Wednesday, January 16, 2013

Mirrors are "portals" to other worlds


When I was little I used to be completely obsessed with mirrors, among other things. After watching the rugrats episode “mirror-land” I started studying myself in front of the mirror. At some point I convinced myself that the person I was seeing wasn’t even really me. I remember talking to the girl who looked like me in hopes that one day she would talk back. I would make weird faces at her when I was mad, hoping that she would get mad at me and make a face back. At first this idea fascinated me. What if everyone had a "mirror self"? What if everyone’s mirror-self was someone else who just happened to look like them and coincidently went to the mirror at every instance they did? I mean that could happen, right? But the difference is they were the complete opposite of you.  I decided to call it opposite world. Later I started wondering that if that was “Opposite world” and I was the good one then that would have to make the girl in the mirror the bad one. Around this period in time my mind went wild.  Suppose she only did everything I did to mock me and when I left she laughed at me because I was completely oblivious of her future plan to kill me and take my place in the real world. Maybe mirror-land wasn’t satisfying her enough?

 Well, she had another thing coming to her because I was fully aware of her “plan” and so for the next few weeks as long as I didn’t break the mirror, I was aloud to “stalk myself”…..I was 7 ok?!I remember hiding, waiting for my “mirror me” to appear so I could jump out n call her out on her evil plan. Even once I left my Gameboy in the bathroom because, let’s be frank, no one can resist playing with a Gameboy. I left it right there on the counter in front of the mirror, in hopes I’d catch her playing with it. However she was always one step ahead of me, and to my knowledge my Gameboy remained untouched.
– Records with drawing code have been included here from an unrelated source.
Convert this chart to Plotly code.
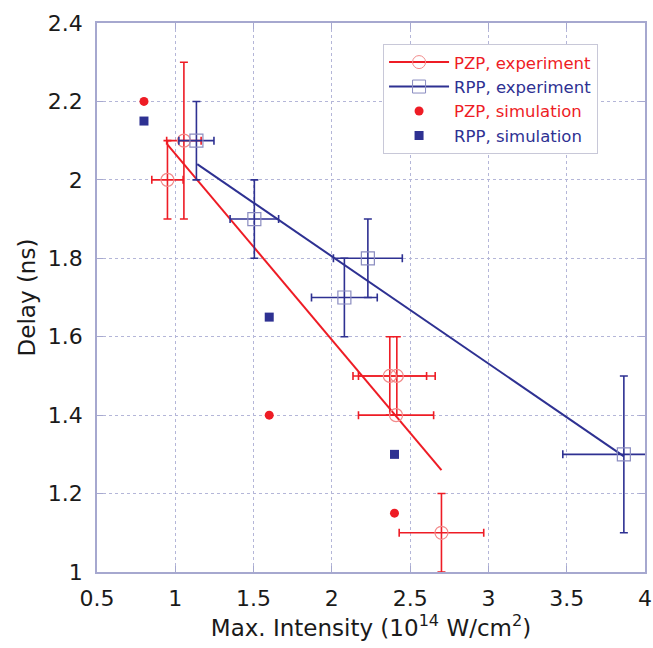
import plotly.graph_objects as go

# ---- data ----
pzp_x = [0.95, 1.055, 2.37, 2.415, 2.41, 2.70]
pzp_y = [2.0, 2.1, 1.5, 1.5, 1.4, 1.1]
pzp_xerr = [0.1, 0.11, 0.235, 0.245, 0.24, 0.27]
pzp_yerr = [0.1, 0.2, 0.1, 0.1, 0.0, 0.1]

rpp_x = [1.135, 1.505, 2.08, 2.23, 3.865]
rpp_y = [2.1, 1.9, 1.7, 1.8, 1.3]
rpp_xerr = [0.112, 0.155, 0.21, 0.22, 0.39]
rpp_yerr = [0.1, 0.1, 0.1, 0.1, 0.2]

pzp_fit_x = [0.95, 2.70]
pzp_fit_y = [2.09, 1.26]
rpp_fit_x = [1.14, 3.865]
rpp_fit_y = [2.04, 1.295]

sim_x = [0.8, 1.6, 2.4]
pzp_sim_y = [2.2, 1.4, 1.15]
rpp_sim_y = [2.15, 1.65, 1.3]

RED = "#ee1c25"
RED_LIGHT = "#f28a8a"
BLUE = "#2e3192"
BLUE_LIGHT = "#8a8cc0"
FRAME = "#a6a8cf"
FONT = "DejaVu Sans, sans-serif"

fig = go.Figure()

# fit lines
fig.add_trace(go.Scatter(x=pzp_fit_x, y=pzp_fit_y, mode="lines",
                         line=dict(color=RED, width=2), showlegend=False))
fig.add_trace(go.Scatter(x=rpp_fit_x, y=rpp_fit_y, mode="lines",
                         line=dict(color=BLUE, width=2), showlegend=False))

# experiment points with error bars
fig.add_trace(go.Scatter(
    x=pzp_x, y=pzp_y, mode="markers", showlegend=False,
    marker=dict(symbol="circle-open", size=13, color=RED_LIGHT, line=dict(width=1.2)),
    error_x=dict(type="data", array=pzp_xerr, color=RED, thickness=1.6, width=4),
    error_y=dict(type="data", array=pzp_yerr, color=RED, thickness=1.6, width=4),
))
fig.add_trace(go.Scatter(
    x=rpp_x, y=rpp_y, mode="markers", showlegend=False,
    marker=dict(symbol="square-open", size=13, color=BLUE_LIGHT, line=dict(width=1.2)),
    error_x=dict(type="data", array=rpp_xerr, color=BLUE, thickness=1.6, width=4),
    error_y=dict(type="data", array=rpp_yerr, color=BLUE, thickness=1.6, width=4),
))

# simulation points
fig.add_trace(go.Scatter(x=sim_x, y=pzp_sim_y, mode="markers", showlegend=False,
                         marker=dict(symbol="circle", size=9, color=RED)))
fig.add_trace(go.Scatter(x=sim_x, y=rpp_sim_y, mode="markers", showlegend=False,
                         marker=dict(symbol="square", size=9, color=BLUE)))

# legend entries
fig.add_trace(go.Scatter(x=[None], y=[None], mode="lines+markers",
                         name=f'<span style="color:{RED}">PZP, experiment</span>',
                         line=dict(color=RED, width=2),
                         marker=dict(symbol="circle-open", size=13, color=RED_LIGHT)))
fig.add_trace(go.Scatter(x=[None], y=[None], mode="lines+markers",
                         name=f'<span style="color:{BLUE}">RPP, experiment</span>',
                         line=dict(color=BLUE, width=2),
                         marker=dict(symbol="square-open", size=13, color=BLUE_LIGHT)))
fig.add_trace(go.Scatter(x=[None], y=[None], mode="markers",
                         name=f'<span style="color:{RED}">PZP, simulation</span>',
                         marker=dict(symbol="circle", size=9, color=RED)))
fig.add_trace(go.Scatter(x=[None], y=[None], mode="markers",
                         name=f'<span style="color:{BLUE}">RPP, simulation</span>',
                         marker=dict(symbol="square", size=9, color=BLUE)))

axis_common = dict(
    showline=True, linecolor=FRAME, linewidth=1.5, mirror="ticks",
    ticks="inside", ticklen=6, tickcolor=FRAME, tickwidth=1,
    showgrid=True, gridcolor="#b4b6d8", griddash="dot", gridwidth=1.2,
    zeroline=False, tickfont=dict(family=FONT, size=22, color="#1a1a1a"),
)

fig.update_xaxes(range=[0.5, 4], dtick=0.5, tick0=0.5, ticklabelstandoff=6,
                 title=dict(text="Max. Intensity (10<sup>14</sup> W/cm<sup>2</sup>)",
                            font=dict(family=FONT, size=23, color="#1a1a1a"), standoff=2),
                 **axis_common)
fig.update_yaxes(range=[1, 2.4], dtick=0.2, tick0=1, ticklabelstandoff=8,
                 title=dict(text="Delay (ns)",
                            font=dict(family=FONT, size=23, color="#1a1a1a"), standoff=6),
                 **axis_common)

fig.update_layout(
    width=653, height=648,
    margin=dict(l=97, r=8, t=23, b=76, autoexpand=False),
    plot_bgcolor="white", paper_bgcolor="white",
    font=dict(family=FONT),
    legend=dict(x=0.522, y=0.962, xanchor="left", yanchor="top",
                bgcolor="white", bordercolor="#c8c8d8", borderwidth=1,
                font=dict(family=FONT, size=16.5), itemwidth=60,
                tracegroupgap=0),
)

fig.write_html("out.html")
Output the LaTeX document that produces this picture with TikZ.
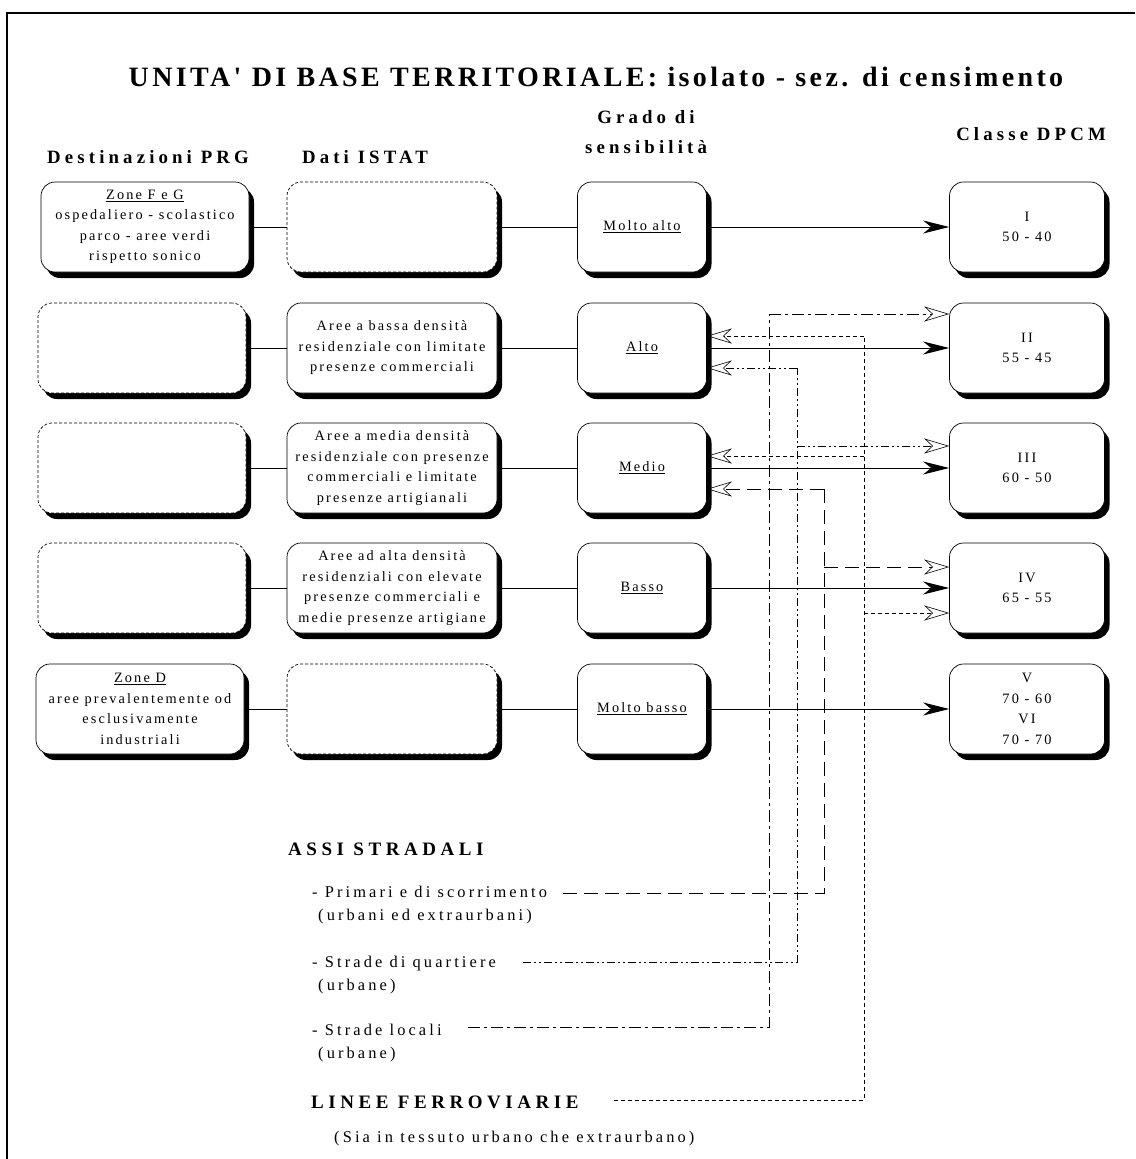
\documentclass[tikz,border=0pt]{standalone}
\usepackage{fontspec}
\setmainfont{Liberation Serif}
\newfontfamily\bxf[LetterSpace=15]{Liberation Serif}
\newfontfamily\hdf[LetterSpace=22]{Liberation Serif}
\newfontfamily\lgf[LetterSpace=19]{Liberation Serif}
\newfontfamily\lgbf[LetterSpace=24]{Liberation Serif}
\newfontfamily\ttlf[LetterSpace=12]{Liberation Serif}
\usetikzlibrary{arrows.meta,shadows}
\begin{document}
\begin{tikzpicture}[x=1pt,y=-1pt,
  card/.style={draw, line width=0.7pt, fill=white, rounded corners=14pt,
    minimum height=90pt, inner sep=0pt, align=center,
    font=\bxf\fontsize{14.3}{20.5}\selectfont,
    drop shadow={shadow xshift=5pt,shadow yshift=-6pt,fill=black,opacity=1}},
  ghost/.style={card, dash pattern=on 3pt off 2pt},
  colA/.style={minimum width=208pt},
  colB/.style={minimum width=210pt},
  colC/.style={minimum width=129pt},
  colD/.style={minimum width=155pt},
  hdr/.style={inner sep=0pt, align=center, font=\hdf\bfseries\fontsize{18.8}{30}\selectfont},
  lbl/.style={inner sep=0pt, anchor=base west, font=\lgf\fontsize{16.4}{18}\selectfont},
  lblb/.style={inner sep=0pt, anchor=base west, font=\lgbf\bfseries\fontsize{19}{22}\selectfont},
  thinline/.style={line width=0.6pt},
  mainarrow/.style={line width=0.9pt, -{Stealth[length=26pt,width=13pt,inset=8pt]}},
  openarr/.style={-{Stealth[open,length=25pt,width=15pt,inset=8pt,line width=0.6pt]}},
  primari/.style={line width=0.6pt, dash pattern=on 14pt off 7pt},
  quartiere/.style={line width=0.6pt, dash pattern=on 8pt off 3pt on 2pt off 3pt on 2pt off 3pt},
  locali/.style={line width=0.6pt, dash pattern=on 12pt off 4pt on 3pt off 4pt},
  ferro/.style={line width=0.6pt, dash pattern=on 4pt off 3pt}
]
\useasboundingbox (0,0) rectangle (1135,1159);
\fill[white] (0,0) rectangle (1135,1159);
\draw[line width=1.2pt] (7,1159) -- (7,13) -- (1135,13);

% title and headers
\node[inner sep=0pt, font=\ttlf\bfseries\fontsize{28}{30}\selectfont] (title) at (596,77)
  {UNITA' DI BASE TERRITORIALE: isolato - sez. di censimento};
\node[hdr] (h1) at (148,157) {Destinazioni PRG};
\node[hdr] (h2) at (365,157) {Dati ISTAT};
\node[hdr] (h3) at (646,132) {Grado di\\sensibilità};
\node[hdr] (h4) at (1031,134) {Classe DPCM};

% row 1
\node[card,colA] (a1) at (145,227) {\underline{Zone F e G}\\ospedaliero - scolastico\\parco - aree verdi\\rispetto sonico};
\node[ghost,colB] (b1) at (392,227) {};
\node[card,colC] (g1) at (642,227) {\underline{Molto alto}};
\node[card,colD] (k1) at (1027,227) {I\\50 - 40};
% row 2
\node[ghost,colA] (a2) at (142,348) {};
\node[card,colB] (b2) at (392,348) {Aree a bassa densità\\residenziale con limitate\\presenze commerciali};
\node[card,colC] (g2) at (642,348) {\underline{Alto}};
\node[card,colD] (k2) at (1027,348) {II\\55 - 45};
% row 3
\node[ghost,colA] (a3) at (142,468) {};
\node[card,colB] (b3) at (392,468) {Aree a media densità\\residenziale con presenze\\commerciali e limitate\\presenze artigianali};
\node[card,colC] (g3) at (642,468) {\underline{Medio}};
\node[card,colD] (k3) at (1027,468) {III\\60 - 50};
% row 4
\node[ghost,colA] (a4) at (142,588) {};
\node[card,colB] (b4) at (392,588) {Aree ad alta densità\\residenziali con elevate\\presenze commerciali e\\medie presenze artigiane};
\node[card,colC] (g4) at (642,588) {\underline{Basso}};
\node[card,colD] (k4) at (1027,588) {IV\\65 - 55};
% row 5
\node[card,colA] (a5) at (140,709) {\underline{Zone D}\\aree prevalentemente od\\esclusivamente\\industriali};
\node[ghost,colB] (b5) at (392,709) {};
\node[card,colC] (g5) at (642,709) {\underline{Molto basso}};
\node[card,colD] (k5) at (1027,709) {V\\70 - 60\\VI\\70 - 70};

\foreach \r in {1,...,5}{
  \draw[thinline] (a\r) -- (b\r);
  \draw[thinline] (b\r) -- (g\r);
  \draw[mainarrow] (g\r) -- (k\r);
}

% legend texts
\node[lblb] (assi) at (288,855) {ASSI STRADALI};
\node[lbl] (t1) at (312,897) {- Primari e di scorrimento};
\node[lbl] (t1b) at (318,920) {(urbani ed extraurbani)};
\node[lbl] (t2) at (312,967) {- Strade di quartiere};
\node[lbl] (t2b) at (318,990) {(urbane)};
\node[lbl] (t3) at (312,1035) {- Strade locali};
\node[lbl] (t3b) at (318,1058) {(urbane)};
\node[lblb] (lf) at (311,1108) {LINEE FERROVIARIE};
\node[lbl] (lfb) at (334,1142) {(Sia in tessuto urbano che extraurbano)};

% primari
\coordinate (prS) at (563,893);
\coordinate (prX) at (824,893);
\coordinate (prTop) at (824,489);
\coordinate (prBr) at (824,567);
\draw[primari] (prS) -- (prX) -- (prTop);
\draw[primari,openarr] (prTop) -- (prTop -| g3.east);
\draw[primari,openarr] (prBr) -- (prBr -| k4.west);
% quartiere
\coordinate (qS) at (523,962);
\coordinate (qX) at (797,962);
\coordinate (qTop) at (797,368);
\coordinate (qBr) at (797,446);
\draw[quartiere] (qS) -- (qX) -- (qTop);
\draw[quartiere,openarr] (qTop) -- (qTop -| g2.east);
\draw[quartiere,openarr] (qBr) -- (qBr -| k3.west);
% locali
\coordinate (lS) at (468,1027);
\coordinate (lX) at (769,1027);
\coordinate (lTop) at (769,314);
\draw[locali] (lS) -- (lX) -- (lTop);
\draw[locali,openarr] (lTop) -- (lTop -| k2.west);
% ferrovie
\coordinate (fS) at (614,1100);
\coordinate (fX) at (864,1100);
\coordinate (fTop) at (864,336);
\coordinate (fB1) at (864,456);
\coordinate (fB2) at (864,613);
\draw[ferro] (fS) -- (fX) -- (fTop);
\draw[ferro,openarr] (fTop) -- (fTop -| g2.east);
\draw[ferro,openarr] (fB1) -- (fB1 -| g3.east);
\draw[ferro,openarr] (fB2) -- (fB2 -| k4.west);
\end{tikzpicture}
\end{document}
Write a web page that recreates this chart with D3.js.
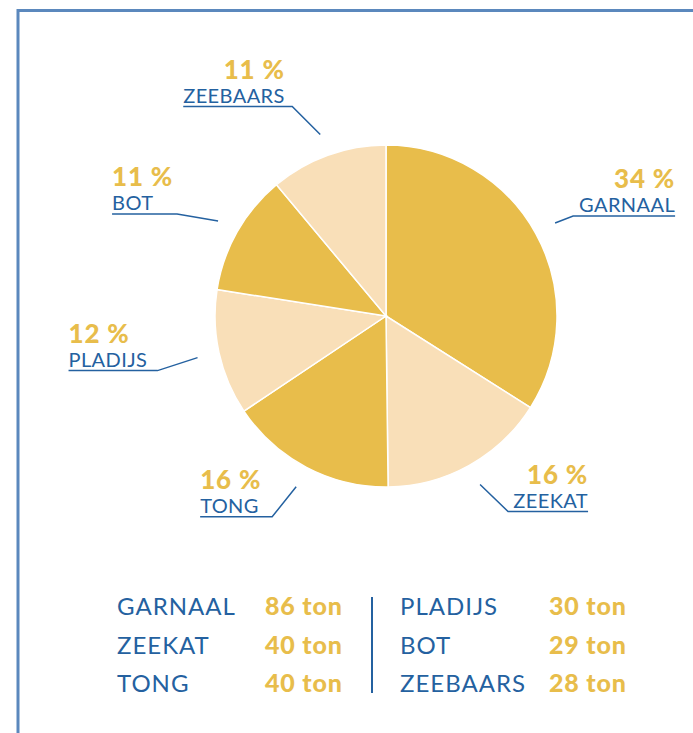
<!DOCTYPE html>
<html>
<head>
<meta charset="utf-8">
<script src="https://cdn.jsdelivr.net/npm/d3@7"></script>
<style>
  body { margin: 0; background: #fff; }
  svg { display: block; font-family: Lato, "Noto Sans", sans-serif; }
</style>
</head>
<body>
<div id="chart"></div>
<script>
// catch per soort, in ton
const categories = ["GARNAAL", "ZEEKAT", "TONG", "PLADIJS", "BOT", "ZEEBAARS"];
const tons = [86, 40, 40, 30, 29, 28];
const percentLabels = ["34 %", "16 %", "16 %", "12 %", "11 %", "11 %"];

const width = 693, height = 733;
const cx = 386, cy = 316, radius = 171;
const blue = "#2461a0";
const gold = "#e8bd4b";
const sliceColors = ["#e8bd4b", "#f9dfb8"];

// label placement: elbow offset from leader start, underline length and side
const labelLayout = [
  { dx: 18, dy: -7, len: 102, side: "right", pct: "end" },
  { dx: 28, dy: 27, len: 80, side: "right", pct: "end" },
  { dx: -24, dy: 30, len: 72, side: "left", pct: "start" },
  { dx: -40, dy: 13, len: 89, side: "left", pct: "start" },
  { dx: -41, dy: -7, len: 65, side: "left", pct: "start" },
  { dx: -28, dy: -28, len: 109, side: "left", pct: "nameEnd" }
];

const svg = d3.select("#chart")
  .append("svg")
  .attr("width", width)
  .attr("height", height);

// frame
svg.append("rect")
  .attr("x", 18)
  .attr("y", 10.5)
  .attr("width", 720)
  .attr("height", 760)
  .attr("fill", "none")
  .attr("stroke", "#5b88bd")
  .attr("stroke-width", 3);

const pie = d3.pie().sort(null).value(d => d)(tons);
const arc = d3.arc().innerRadius(0).outerRadius(radius);

const g = svg.append("g").attr("transform", `translate(${cx},${cy})`);

g.selectAll("path")
  .data(pie)
  .join("path")
  .attr("d", arc)
  .attr("fill", (d, i) => sliceColors[i % 2])
  .attr("stroke", "#fff")
  .attr("stroke-width", 1.5);

// labels with leader lines
const outer = d3.arc().innerRadius(193).outerRadius(193);

pie.forEach((d, i) => {
  const L = labelLayout[i];
  const [px, py] = outer.centroid(d);
  const x0 = cx + px, y0 = cy + py;
  const ex = x0 + L.dx, ey = y0 + L.dy;
  const endX = L.side === "right" ? ex + L.len : ex - L.len;

  svg.append("path")
    .attr("d", `M${x0},${y0}L${ex},${ey}L${endX},${ey}`)
    .attr("fill", "none")
    .attr("stroke", blue)
    .attr("stroke-width", 1.5);

  const anchor = L.side === "right" ? "end" : "start";

  const name = svg.append("text")
    .attr("x", endX)
    .attr("y", ey - 4)
    .attr("text-anchor", anchor)
    .attr("fill", blue)
    .attr("font-size", 20)
    .attr("letter-spacing", 0.4)
    .text(categories[i]);

  let pctX = endX, pctAnchor = anchor;
  if (L.pct === "nameEnd") {
    pctX = endX + name.node().getComputedTextLength();
    pctAnchor = "end";
  }

  svg.append("text")
    .attr("x", pctX)
    .attr("y", ey - 28)
    .attr("text-anchor", pctAnchor)
    .attr("fill", gold)
    .attr("font-size", 26)
    .attr("font-weight", 900)
    .attr("letter-spacing", 0.8)
    .text(percentLabels[i]);
});

// table below the pie
const rowY = d3.scalePoint().domain([0, 1, 2]).range([615, 692]);
const colX = [{ name: 117, val: 265 }, { name: 400, val: 549 }];

categories.forEach((c, i) => {
  const col = colX[Math.floor(i / 3)];
  const y = rowY(i % 3);
  svg.append("text")
    .attr("x", col.name)
    .attr("y", y)
    .attr("fill", blue)
    .attr("font-size", 24)
    .attr("letter-spacing", 1)
    .text(c);
  svg.append("text")
    .attr("x", col.val)
    .attr("y", y)
    .attr("fill", gold)
    .attr("font-size", 25)
    .attr("font-weight", 900)
    .attr("letter-spacing", 0.8)
    .text(tons[i] + " ton");
});

svg.append("line")
  .attr("x1", 372).attr("x2", 372)
  .attr("y1", 597).attr("y2", 693)
  .attr("stroke", blue)
  .attr("stroke-width", 2);
</script>
</body>
</html>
Around some time it occurred to me that if my evil twin could get to me in the real world the perhaps I could get to her too. So I started “feeling” on the mirror, truly believing that at any instant my hand would go over to the other side, almost like a portal. A first I thought I didn’t believe in it enough and then I thought maybe there was something I had to say, like a spell to get to the other side. But I never got there.

 This theory lasted about a year and although I did stop stalking myself and went back to my normal kid life I still would always give my mirror image “the look”. The kind of look parents give their children saying I know what you’re up to and you better stop it right now or else you’re in big trouble mister! Even today I do that every once in a while. But I’m starting to think maybe she’s not so evil anymore. J


Friday, January 11, 2013

Do you ever feel the desire to get up on the  roof on the highest building you can find and just stand there and scream? Scream so loud that children will clutch their parents, animals will cower indoors, scientists won't even assume its a human noise their hearing? I do. I've been filled with so many difficult emotions for so long it feels like Im about to explode. 
Instead of looking for the beauty in the world I can only see the darkness of it all, the superficial and selfish qualities a good percentage of people possess. The cloudy days where the sun refuses to come out making the trees look dead as if they too have given up hope. I want to look around and see the beauty again. See all the possibilities and dreams I thought were possible when I was a child. See the joy and love we all had for each other. 
 Remember the days before texting and facebook obsessions began? When you actually had to have face to face conversations? When you were nervous to say "I love you" because one look on the persons face could tell if that person truly loved you back? Now, its all just "ily" and "lol". I cant even remember the last time I've had a true conversation with someone that wasn't through texting. 
 Maybe its just NYC, who knows. I've never been much of a city person anyhow, But I can no longer find any beauty here. I feel like im drowning, surrounded by too many people who seem like mechanical robots. Everytime im waiting for a train or an elevator now it seems like all i see is people with their heads down burried into their cell phones; barely even present with reality and more interested in a virtual world thats not even real. This is the downside to technology. 
When you're on your death bed do you think you will contemplate about all the times you've logged on facebook?, liked a status? Or will your family and real friends be more important?...


I think now would be the perfect time for a road trip; just a few days to clear my mind, get everything back in perspective and find what i really want out of life. If only life were that easy that one could just get up and go. But its not so ill settle for posting my thoughts and feelings on here :).